Bu ay 8 Mart Dünya Emekçi Kadınlar Günü ile 21 Mart Newroz’unu karşılıyoruz.
12 Eylül öncesi “komünistlerin günü” olarak nitelendirilen ve yasaklanan 8 Mart kutlamaları burjuvazi tarafından enstrüman haline getirilmeye çalışılıyor.
Emekçi kadınlar tarihi kanla yazılmış bu güne anlamına uygun sahip çıkmak durumundalar. 8 Mart’lar sadece feminist gece yürüyüşleri düzeyine indirgenmemelidir. İşçi emekçi semtlerinde, kadınların yoğun olarak çalıştığı iş kollarındaki işyerlerinde, üretim alanlarında kutlanmalıdır.
Karşılaştırma yapmak gerekirse. Çok yaygın çağrı yapılmamasına rağmen Newroz kutlamalarına milyonlar katılıyor. Aynı milyonları 1 Mayıs’larda, 8 Mart’larda göremiyoruz. Milyonların kendiliğinden Newroz’lara katılmalarının nedeni ulusal bilinçlerinin olgunlaşmasından kaynaklanıyor. 8 Mart’lar da emekçi kadınların sınıf bilinçlerinin gelişmesine koşut olarak milyonların katıldığı etkinlikler ile kutlanacaktır. İşçi sınıfının sendikal, demokratik ve siyasal örgütlenmeleri bu gerçeği ciddi olarak ele almak durumundadır.
Emekçi kadınlar, ister fabrikada, ofiste veya tarlada olsun, ister kentte veya köyde olsun, 8 Mart günlerinde kendilerine sunulacak kızıl karanfilin anlamını ve değerini anladıkları zaman 8 Mart’ların rengi de değişecek, burjuvazi bu günü istismar etme hamlesinden vaz geçecektir.

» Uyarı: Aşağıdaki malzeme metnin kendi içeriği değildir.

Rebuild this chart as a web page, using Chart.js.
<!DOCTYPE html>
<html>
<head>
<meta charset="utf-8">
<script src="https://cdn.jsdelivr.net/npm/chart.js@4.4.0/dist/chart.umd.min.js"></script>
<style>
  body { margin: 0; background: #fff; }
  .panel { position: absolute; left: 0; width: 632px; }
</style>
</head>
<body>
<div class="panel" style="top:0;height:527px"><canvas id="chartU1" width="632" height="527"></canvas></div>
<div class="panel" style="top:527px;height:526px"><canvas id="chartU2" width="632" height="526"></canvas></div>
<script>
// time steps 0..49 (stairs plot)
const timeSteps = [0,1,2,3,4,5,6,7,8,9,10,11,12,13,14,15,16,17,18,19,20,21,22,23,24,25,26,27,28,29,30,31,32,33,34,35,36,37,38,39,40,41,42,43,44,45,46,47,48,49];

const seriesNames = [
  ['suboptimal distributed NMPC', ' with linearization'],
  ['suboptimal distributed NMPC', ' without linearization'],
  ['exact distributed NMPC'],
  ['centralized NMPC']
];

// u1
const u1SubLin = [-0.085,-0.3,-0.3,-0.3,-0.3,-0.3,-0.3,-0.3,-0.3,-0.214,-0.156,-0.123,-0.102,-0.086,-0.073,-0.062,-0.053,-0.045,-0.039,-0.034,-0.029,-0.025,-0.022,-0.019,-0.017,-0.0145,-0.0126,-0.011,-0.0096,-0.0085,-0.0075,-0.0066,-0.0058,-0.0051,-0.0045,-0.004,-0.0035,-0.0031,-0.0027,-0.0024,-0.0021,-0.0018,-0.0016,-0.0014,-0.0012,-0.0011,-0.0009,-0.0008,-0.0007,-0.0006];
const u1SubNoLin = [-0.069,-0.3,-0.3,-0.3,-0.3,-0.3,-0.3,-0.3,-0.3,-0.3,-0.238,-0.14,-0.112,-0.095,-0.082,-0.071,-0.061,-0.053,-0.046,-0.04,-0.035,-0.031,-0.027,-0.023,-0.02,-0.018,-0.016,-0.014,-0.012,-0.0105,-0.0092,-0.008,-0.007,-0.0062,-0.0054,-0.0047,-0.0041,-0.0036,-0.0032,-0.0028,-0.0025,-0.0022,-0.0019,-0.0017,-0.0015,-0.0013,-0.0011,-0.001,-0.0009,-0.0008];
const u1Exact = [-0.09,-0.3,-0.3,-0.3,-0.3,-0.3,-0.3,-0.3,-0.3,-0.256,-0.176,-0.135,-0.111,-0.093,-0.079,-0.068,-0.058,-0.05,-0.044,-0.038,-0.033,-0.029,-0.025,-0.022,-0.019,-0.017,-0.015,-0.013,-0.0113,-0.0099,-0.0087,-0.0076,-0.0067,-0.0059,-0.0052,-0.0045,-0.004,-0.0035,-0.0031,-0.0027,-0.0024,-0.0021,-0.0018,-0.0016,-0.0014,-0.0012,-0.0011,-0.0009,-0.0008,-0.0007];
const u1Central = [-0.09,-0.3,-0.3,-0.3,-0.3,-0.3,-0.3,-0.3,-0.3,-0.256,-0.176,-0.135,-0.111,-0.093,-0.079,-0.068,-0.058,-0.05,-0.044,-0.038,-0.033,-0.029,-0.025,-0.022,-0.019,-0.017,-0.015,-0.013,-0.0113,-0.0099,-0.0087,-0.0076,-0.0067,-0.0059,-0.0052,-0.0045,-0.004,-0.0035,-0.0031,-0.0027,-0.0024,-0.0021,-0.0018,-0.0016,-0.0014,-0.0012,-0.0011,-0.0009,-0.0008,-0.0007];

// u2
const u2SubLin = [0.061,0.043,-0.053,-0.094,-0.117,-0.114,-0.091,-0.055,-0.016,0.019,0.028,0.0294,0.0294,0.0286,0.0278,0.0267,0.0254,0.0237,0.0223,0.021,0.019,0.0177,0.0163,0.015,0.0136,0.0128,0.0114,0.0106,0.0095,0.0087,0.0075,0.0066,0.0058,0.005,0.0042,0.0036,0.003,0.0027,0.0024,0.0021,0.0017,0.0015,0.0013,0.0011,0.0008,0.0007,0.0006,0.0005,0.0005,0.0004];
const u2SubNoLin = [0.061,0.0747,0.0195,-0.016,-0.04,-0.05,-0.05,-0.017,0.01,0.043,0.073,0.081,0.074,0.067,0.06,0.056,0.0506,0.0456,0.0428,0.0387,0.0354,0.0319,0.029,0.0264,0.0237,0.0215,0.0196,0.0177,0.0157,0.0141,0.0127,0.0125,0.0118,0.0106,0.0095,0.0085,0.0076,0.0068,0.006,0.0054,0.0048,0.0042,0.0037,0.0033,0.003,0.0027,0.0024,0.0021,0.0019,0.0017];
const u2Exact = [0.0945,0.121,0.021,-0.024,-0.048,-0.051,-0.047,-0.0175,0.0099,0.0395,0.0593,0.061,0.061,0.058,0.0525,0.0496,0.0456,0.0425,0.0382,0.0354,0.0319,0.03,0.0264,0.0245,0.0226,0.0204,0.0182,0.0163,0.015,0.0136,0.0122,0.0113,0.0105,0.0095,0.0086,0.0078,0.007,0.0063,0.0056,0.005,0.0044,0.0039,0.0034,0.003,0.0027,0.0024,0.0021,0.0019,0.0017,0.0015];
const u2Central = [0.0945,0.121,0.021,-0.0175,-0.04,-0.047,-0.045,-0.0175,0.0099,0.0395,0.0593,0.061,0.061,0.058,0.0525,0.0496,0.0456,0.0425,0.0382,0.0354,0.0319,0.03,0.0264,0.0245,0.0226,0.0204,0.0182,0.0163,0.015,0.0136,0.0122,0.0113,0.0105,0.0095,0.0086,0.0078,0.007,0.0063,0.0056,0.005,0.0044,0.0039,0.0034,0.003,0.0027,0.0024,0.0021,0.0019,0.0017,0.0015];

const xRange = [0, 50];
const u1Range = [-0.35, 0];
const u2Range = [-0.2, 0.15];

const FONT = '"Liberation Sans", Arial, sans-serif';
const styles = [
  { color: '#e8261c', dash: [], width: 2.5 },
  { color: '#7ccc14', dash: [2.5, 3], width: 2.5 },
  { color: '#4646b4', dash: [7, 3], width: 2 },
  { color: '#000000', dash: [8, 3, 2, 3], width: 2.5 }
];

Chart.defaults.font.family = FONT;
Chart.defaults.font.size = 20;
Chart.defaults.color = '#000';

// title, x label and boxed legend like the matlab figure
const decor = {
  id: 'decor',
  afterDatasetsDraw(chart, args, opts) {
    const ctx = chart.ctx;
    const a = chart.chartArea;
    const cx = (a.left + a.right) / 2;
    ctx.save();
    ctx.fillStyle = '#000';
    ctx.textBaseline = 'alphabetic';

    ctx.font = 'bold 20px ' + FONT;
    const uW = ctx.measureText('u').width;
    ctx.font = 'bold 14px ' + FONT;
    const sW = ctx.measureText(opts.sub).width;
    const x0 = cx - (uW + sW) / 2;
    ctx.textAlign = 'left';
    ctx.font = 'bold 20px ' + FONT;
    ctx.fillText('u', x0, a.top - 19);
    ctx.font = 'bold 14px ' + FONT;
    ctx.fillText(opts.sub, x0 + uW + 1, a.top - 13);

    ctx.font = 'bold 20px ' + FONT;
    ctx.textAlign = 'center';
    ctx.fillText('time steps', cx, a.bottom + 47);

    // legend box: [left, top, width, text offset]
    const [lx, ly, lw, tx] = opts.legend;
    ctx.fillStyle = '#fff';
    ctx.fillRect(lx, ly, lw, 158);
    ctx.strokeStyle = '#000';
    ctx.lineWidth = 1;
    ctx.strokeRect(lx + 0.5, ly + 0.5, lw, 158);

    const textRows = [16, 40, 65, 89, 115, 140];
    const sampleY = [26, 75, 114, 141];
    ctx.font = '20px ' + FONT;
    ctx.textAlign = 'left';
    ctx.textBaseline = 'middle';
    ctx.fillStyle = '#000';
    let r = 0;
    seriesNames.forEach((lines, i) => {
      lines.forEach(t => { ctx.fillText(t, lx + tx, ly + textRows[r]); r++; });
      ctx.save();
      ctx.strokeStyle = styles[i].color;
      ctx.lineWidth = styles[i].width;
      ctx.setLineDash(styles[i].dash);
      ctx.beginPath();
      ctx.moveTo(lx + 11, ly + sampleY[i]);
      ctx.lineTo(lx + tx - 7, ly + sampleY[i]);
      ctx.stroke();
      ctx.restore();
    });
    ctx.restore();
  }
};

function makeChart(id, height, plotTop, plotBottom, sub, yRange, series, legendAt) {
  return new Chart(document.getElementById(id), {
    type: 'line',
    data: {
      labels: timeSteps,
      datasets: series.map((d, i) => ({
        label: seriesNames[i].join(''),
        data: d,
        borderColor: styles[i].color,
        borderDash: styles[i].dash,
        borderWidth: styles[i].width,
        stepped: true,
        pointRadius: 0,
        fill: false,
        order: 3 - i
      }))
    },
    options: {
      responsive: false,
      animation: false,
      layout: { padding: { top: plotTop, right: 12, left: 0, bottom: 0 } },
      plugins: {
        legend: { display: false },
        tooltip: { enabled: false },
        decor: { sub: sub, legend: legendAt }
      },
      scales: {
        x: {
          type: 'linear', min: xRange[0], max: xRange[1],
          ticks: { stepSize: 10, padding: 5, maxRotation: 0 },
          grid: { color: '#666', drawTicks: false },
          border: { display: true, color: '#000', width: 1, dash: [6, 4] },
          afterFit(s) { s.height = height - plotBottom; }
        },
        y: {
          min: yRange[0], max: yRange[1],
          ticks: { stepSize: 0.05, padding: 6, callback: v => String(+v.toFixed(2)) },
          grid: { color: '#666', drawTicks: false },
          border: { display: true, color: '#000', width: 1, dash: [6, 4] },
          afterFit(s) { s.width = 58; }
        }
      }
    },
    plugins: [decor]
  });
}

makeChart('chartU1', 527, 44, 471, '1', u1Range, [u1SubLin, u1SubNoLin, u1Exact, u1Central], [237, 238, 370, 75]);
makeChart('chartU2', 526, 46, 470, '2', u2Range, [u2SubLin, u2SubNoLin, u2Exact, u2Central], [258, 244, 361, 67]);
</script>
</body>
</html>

Kürt halkı, Newroz’u gasp edilen toplumsal, kültürel ve politik haklarına karşı bir direniş günü olarak karşılıyor. Hiçbir güç Newroz etkinliklerini engelleyemiyor. 7’den 70’e Kürtler, başta kadınlar olmak üzere bu ulusal direniş günlerine sahip çıkıyorlar. Bu olgudan bir sonuç çıkarmamız gerekiyor.